# Forum > Gaming > Roleplaying Games > D&D 5e/Next >  Battle Master w/ UA Dragonlance Knight feats.

## MadBear

The UA that lets you pick knightly orders in order to gain access to some specific combat maneuvers seems like a good way to have a ton of maneuvers and some additional uses of superiority dice (the big difference being that these ones recharge on a long rest). 

Has anyone else played with these, and how did it feel? Having a bunch more maneuvers and more dice, seem like a good way to keep the fighter class interesting (especially with the extra maneuvers from other sources that are out nowadays).

----------


## Dork_Forge

So you want to use this in addition to Martial Adept and Superior Technique? 

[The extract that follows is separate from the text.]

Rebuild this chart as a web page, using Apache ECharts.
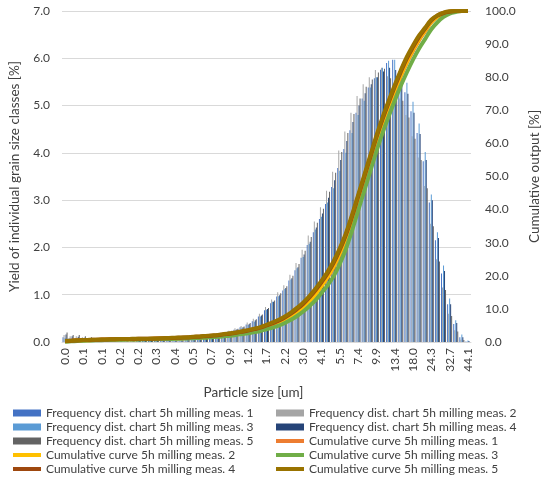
<!DOCTYPE html>
<html>
<head>
<meta charset="utf-8">
<script src="https://cdn.jsdelivr.net/npm/echarts@6.0.0/dist/echarts.min.js"></script>
<style>
html,body{margin:0;padding:0;background:#fff;}
#chart{width:550px;height:483px;}
</style>
</head>
<body>
<div id="chart"></div>
<script>
// Particle size classes [um]
const categories = ["0.0","0.1","0.1","0.1","0.1","0.1","0.1","0.1","0.1","0.2",
"0.2","0.2","0.2","0.2","0.3","0.3","0.3","0.3","0.4","0.4",
"0.5","0.5","0.6","0.6","0.7","0.7","0.8","0.9","1.0","1.1",
"1.2","1.3","1.5","1.7","1.8","2.0","2.2","2.5","2.7","3.0",
"3.3","3.7","4.1","4.5","4.9","5.5","6.0","6.7","7.4","8.1",
"9.0","9.9","11.0","12.1","13.4","14.8","16.3","18.0","19.9","22.0",
"24.3","26.8","29.6","32.7","36.2","39.9","44.1"];

const freqNames = [
  "Frequency dist. chart 5h milling meas. 1",
  "Frequency dist. chart 5h milling meas. 2",
  "Frequency dist. chart 5h milling meas. 3",
  "Frequency dist. chart 5h milling meas. 4",
  "Frequency dist. chart 5h milling meas. 5"];
const cumNames = [
  "Cumulative curve 5h milling meas. 1",
  "Cumulative curve 5h milling meas. 2",
  "Cumulative curve 5h milling meas. 3",
  "Cumulative curve 5h milling meas. 4",
  "Cumulative curve 5h milling meas. 5"];

// Frequency distribution [%]
const freq1 = [0.10,0.08,0.08,0.06,0.05,0.04,0.03,0.03,0.02,0.02,
0.02,0.02,0.02,0.02,0.02,0.03,0.03,0.03,0.04,0.04,
0.05,0.06,0.08,0.10,0.12,0.15,0.18,0.22,0.26,0.31,
0.37,0.44,0.54,0.67,0.82,0.96,1.09,1.30,1.52,1.78,
2.05,2.32,2.60,2.92,3.28,3.68,4.08,4.48,4.85,5.15,
5.38,5.58,5.76,5.90,5.97,5.62,5.28,4.88,4.42,3.82,
2.95,2.15,1.45,0.80,0.38,0.10,0.01];
const freq2 = [0.15,0.12,0.12,0.10,0.08,0.06,0.05,0.04,0.04,0.03,
0.03,0.03,0.03,0.03,0.04,0.04,0.04,0.05,0.05,0.06,
0.06,0.07,0.09,0.11,0.14,0.17,0.20,0.24,0.29,0.34,
0.41,0.49,0.60,0.74,0.90,1.05,1.20,1.42,1.67,1.95,
2.25,2.55,2.85,3.20,3.60,4.05,4.45,4.85,5.20,5.45,
5.60,5.75,5.80,5.62,5.40,5.15,4.80,4.35,3.90,3.30,
2.50,1.75,1.15,0.60,0.25,0.05,0.00];
const freq3 = [0.08,0.07,0.06,0.05,0.04,0.04,0.03,0.02,0.02,0.02,
0.02,0.02,0.02,0.02,0.02,0.02,0.03,0.03,0.03,0.04,
0.04,0.05,0.07,0.08,0.11,0.14,0.17,0.20,0.25,0.30,
0.36,0.43,0.54,0.68,0.85,0.97,1.12,1.32,1.56,1.80,
2.08,2.38,2.65,2.95,3.25,3.62,4.00,4.42,4.80,5.10,
5.38,5.60,5.80,5.95,5.97,5.78,5.48,5.08,4.62,4.02,
3.12,2.32,1.62,0.92,0.46,0.16,0.03];
const freq4 = [0.16,0.12,0.11,0.09,0.07,0.05,0.04,0.03,0.03,0.03,
0.02,0.02,0.02,0.03,0.03,0.03,0.03,0.04,0.04,0.05,
0.05,0.06,0.08,0.10,0.12,0.15,0.18,0.22,0.27,0.31,
0.38,0.46,0.56,0.70,0.85,0.99,1.14,1.35,1.58,1.85,
2.12,2.42,2.72,3.05,3.42,3.85,4.25,4.65,5.00,5.26,
5.45,5.60,5.72,5.80,5.75,5.55,5.25,4.85,4.40,3.85,
3.00,2.20,1.50,0.80,0.40,0.10,0.02];
const freq5 = [0.20,0.15,0.15,0.12,0.10,0.08,0.06,0.05,0.04,0.04,
0.03,0.03,0.03,0.03,0.04,0.04,0.04,0.05,0.05,0.06,
0.06,0.07,0.09,0.11,0.14,0.17,0.20,0.24,0.28,0.33,
0.40,0.48,0.58,0.72,0.88,1.03,1.18,1.40,1.65,1.93,
2.22,2.52,2.82,3.18,3.58,4.02,4.42,4.82,5.15,5.40,
5.55,5.70,5.78,5.58,5.35,5.10,4.75,4.30,3.85,3.25,
2.45,1.70,1.10,0.55,0.22,0.04,0.00];

// Cumulative output [%]
const cum1 = [0.2,0.3,0.4,0.5,0.55,0.6,0.65,0.7,0.75,0.8,
0.82,0.85,0.88,0.9,0.93,0.96,1.0,1.05,1.1,1.17,
1.25,1.35,1.45,1.55,1.7,1.85,2.05,2.25,2.5,2.8,
3.1,3.5,3.9,4.5,5.1,5.8,6.7,7.8,9.1,10.6,
12.4,14.5,16.9,19.5,22.6,26.5,31.0,36.5,42.5,48.5,
54.5,60.5,66.0,71.0,75.8,80.3,84.4,88.0,91.2,93.9,
96.6,98.2,99.2,99.7,99.9,100,100];
const cum2 = [0.2,0.3,0.4,0.5,0.55,0.6,0.65,0.7,0.75,0.8,
0.82,0.85,0.88,0.9,0.93,0.96,0.98,1.02,1.06,1.12,
1.18,1.27,1.35,1.44,1.57,1.7,1.88,2.06,2.3,2.58,
2.87,3.25,3.63,4.2,4.78,5.45,6.33,7.4,8.7,10.25,
12.1,14.3,16.9,19.7,22.9,26.9,31.4,36.9,42.9,48.9,
54.9,60.9,66.4,71.4,76.2,80.7,84.8,88.4,91.6,94.2,
96.8,98.3,99.3,99.8,100,100,100];
const cum3 = [0.1,0.2,0.3,0.4,0.45,0.5,0.55,0.6,0.65,0.7,
0.72,0.75,0.78,0.8,0.83,0.86,0.88,0.92,0.96,1.02,
1.08,1.16,1.24,1.32,1.45,1.58,1.75,1.92,2.14,2.4,
2.66,3.0,3.34,3.86,4.36,4.96,5.75,6.7,7.85,9.2,
10.8,12.6,14.8,17.1,19.9,23.6,28.1,33.6,39.6,45.6,
51.6,57.6,63.1,68.1,72.9,77.4,81.5,85.3,88.7,91.6,
94.5,96.6,98.2,99.2,99.7,100,100];
const cum4 = [0.27,0.37,0.47,0.57,0.62,0.67,0.72,0.77,0.82,0.87,
0.89,0.92,0.95,0.97,1.0,1.03,1.1,1.15,1.24,1.31,
1.39,1.52,1.62,1.76,1.91,2.06,2.3,2.52,2.78,3.1,
3.45,3.88,4.32,5.0,5.65,6.43,7.4,8.57,9.94,11.5,
13.4,15.55,18.0,20.7,23.9,27.8,32.3,37.8,43.8,49.8,
55.8,61.8,67.3,72.3,77.1,81.6,85.7,89.1,92.2,94.7,
97.2,98.6,99.4,99.8,100,100,100];
const cum5 = [0.3,0.4,0.5,0.6,0.65,0.7,0.75,0.8,0.85,0.9,
0.92,0.95,0.98,1.0,1.03,1.06,1.15,1.2,1.3,1.37,
1.45,1.6,1.7,1.85,2.0,2.15,2.4,2.65,2.9,3.25,
3.6,4.05,4.5,5.2,5.9,6.7,7.7,8.9,10.3,11.9,
13.8,16.0,18.5,21.2,24.4,28.3,32.8,38.3,44.3,50.3,
56.3,62.3,67.8,72.8,77.6,82.1,86.2,89.6,92.6,95.0,
97.4,98.7,99.5,99.9,100,100,100];

const freqData = [freq1, freq2, freq3, freq4, freq5];
const cumData = [cum1, cum2, cum3, cum4, cum5];
const freqColors = ["#4472C4", "#A5A5A5", "#5B9BD5", "#264478", "#636363"];
const cumColors = ["#ED7D31", "#FFC000", "#70AD47", "#9E480E", "#997300"];

const FONT = "Lato, 'Open Sans', sans-serif";
const TXT = "#404040";

const series = [];
freqData.forEach((d, k) => {
  series.push({
    name: freqNames[k], type: "bar", yAxisIndex: 0, data: d,
    itemStyle: { color: freqColors[k] },
    barGap: "0%", barCategoryGap: "20%",
    animation: false
  });
});
cumData.forEach((d, k) => {
  series.push({
    name: cumNames[k], type: "line", yAxisIndex: 1, data: d,
    smooth: 0.4, symbol: "none", z: 5,
    lineStyle: { color: cumColors[k], width: 4 },
    itemStyle: { color: cumColors[k] },
    animation: false
  });
});

const lineIcon = "path://M0,0L28,0L28,4L0,4Z";
function legendItem(name) {
  const isLine = cumNames.indexOf(name) >= 0;
  return { name: name, icon: isLine ? lineIcon : "rect" };
}
const leftLegend = [freqNames[0], freqNames[2], freqNames[4], cumNames[1], cumNames[3]].map(legendItem);
const rightLegend = [freqNames[1], freqNames[3], cumNames[0], cumNames[2], cumNames[4]].map(legendItem);

const legendBase = {
  orient: "vertical", top: 406, height: 75, padding: 0,
  itemWidth: 28, itemHeight: 7, itemGap: 0,
  selectedMode: false,
  textStyle: { fontFamily: FONT, fontSize: 12, color: TXT, lineHeight: 14 }
};

const chart = echarts.init(document.getElementById("chart"), null, { renderer: "canvas" });
chart.setOption({
  animation: false,
  backgroundColor: "#fff",
  textStyle: { fontFamily: FONT },
  grid: { left: 55, right: 67, top: 11, bottom: 141, containLabel: false },
  legend: [
    Object.assign({}, legendBase, { left: 13, data: leftLegend }),
    Object.assign({}, legendBase, { left: 276, data: rightLegend })
  ],
  xAxis: {
    type: "category", data: categories, dedplication: false,
    boundaryGap: true,
    name: "Particle size [um]", nameLocation: "middle", nameGap: 44,
    nameTextStyle: { fontFamily: FONT, fontSize: 13.5, color: TXT, padding: [0, 26, 0, 0] },
    axisLine: { show: true, lineStyle: { color: "#D9D9D9", width: 1 } },
    axisTick: { show: false },
    axisLabel: { interval: 2, rotate: 90, margin: 6, fontFamily: FONT, fontSize: 12, color: TXT },
    splitLine: { show: false }
  },
  yAxis: [
    {
      type: "value", min: 0, max: 7, interval: 1, position: "left",
      name: "Yield of individual grain size classes [%]", nameLocation: "middle", nameGap: 40, nameRotate: 90,
      nameTextStyle: { fontFamily: FONT, fontSize: 13.5, color: TXT },
      axisLine: { show: false }, axisTick: { show: false },
      axisLabel: { margin: 12, fontFamily: FONT, fontSize: 12, color: TXT, formatter: v => v.toFixed(1) },
      splitLine: { show: true, lineStyle: { color: "#D9D9D9", width: 1 } }
    },
    {
      type: "value", min: 0, max: 100, interval: 10, position: "right",
      name: "Cumulative output [%]", nameLocation: "middle", nameGap: 57, nameRotate: 90,
      nameTextStyle: { fontFamily: FONT, fontSize: 13.5, color: TXT },
      axisLine: { show: false }, axisTick: { show: false },
      axisLabel: { margin: 14, fontFamily: FONT, fontSize: 12, color: TXT, formatter: v => v.toFixed(1) },
      splitLine: { show: false }
    }
  ],
  series: series
});
</script>
</body>
</html>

And how come the UA specifically?

----------


## Psyren

> So you want to use this in addition to Martial Adept and Superior Technique? 
> 
> And how come the UA specifically?


I'm not the OP, but I assume he wants the UA versions because they come with BM maneuvers + superiority dice, rather than the similar yet different "PB/LR + roll a d8" features from the release version.

----------


## Dork_Forge

> I'm not the OP, but I assume he wants the UA versions because they come with BM maneuvers + superiority dice, rather than the similar yet different "PB/LR + roll a d8" features from the release version.


Ah I see now, I hadn't read the published version of the feats until tonight. How... needless? They're basically still just maneuvers anyway, ah well.

----------